Long-term deflections of FRP reinforced concrete beams

ABSTRACT Concrete beams reinforced with fiber-reinforced polymer bars (FRP) are becoming widely used. The sustained deflections due to creep and shrinkage for these beams control the design due to the low modulus of elasticity of FRP bars. The current work presents a successful finite elements modeling for tests on FRP reinforced concrete beams along with study for some factors influencing the long-term deflection such as the reinforcement ratio and the type and the level of sustained load. Increasing the FRP reinforcement ratio results in reduction in the total sustained load deflection. Similarly, for the reduction in the sustained load level. Carbon FRP reinforced beams have the least total long-term deflections.
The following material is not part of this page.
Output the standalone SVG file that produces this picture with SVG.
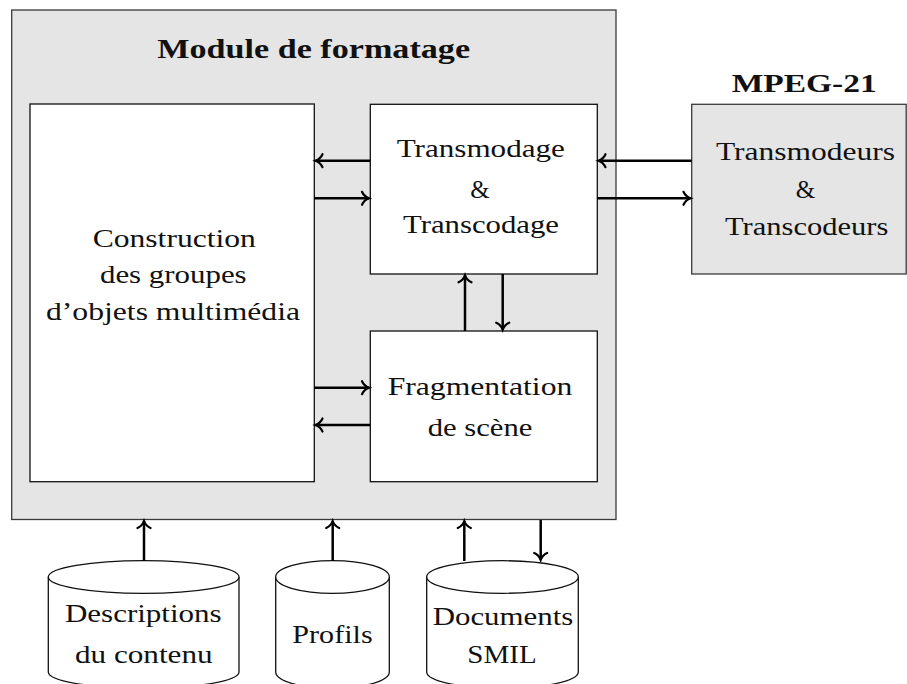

FRP design codes such as ACI 440.1 R-06 and CSA-S806-02 provide simple equations for calculating the sustained deflection based on multiplicative factors. Also, the literature gives other equation for creep and shrinkage deflections based on multiplicative coefficients. The three original methods and the same methods with their amendments are verified against experimentally calibrated finite element models. The ACI440.1 R-06 method modified with Bischoff’s effective moment of inertia is found to yield the best results. The current paper further modifies this method. The currently modified ACI440.1 R-06 with the effective moment of inertia as proposed by Bischoff is found to produce better accuracy for the calculations of the total sustained load deflections.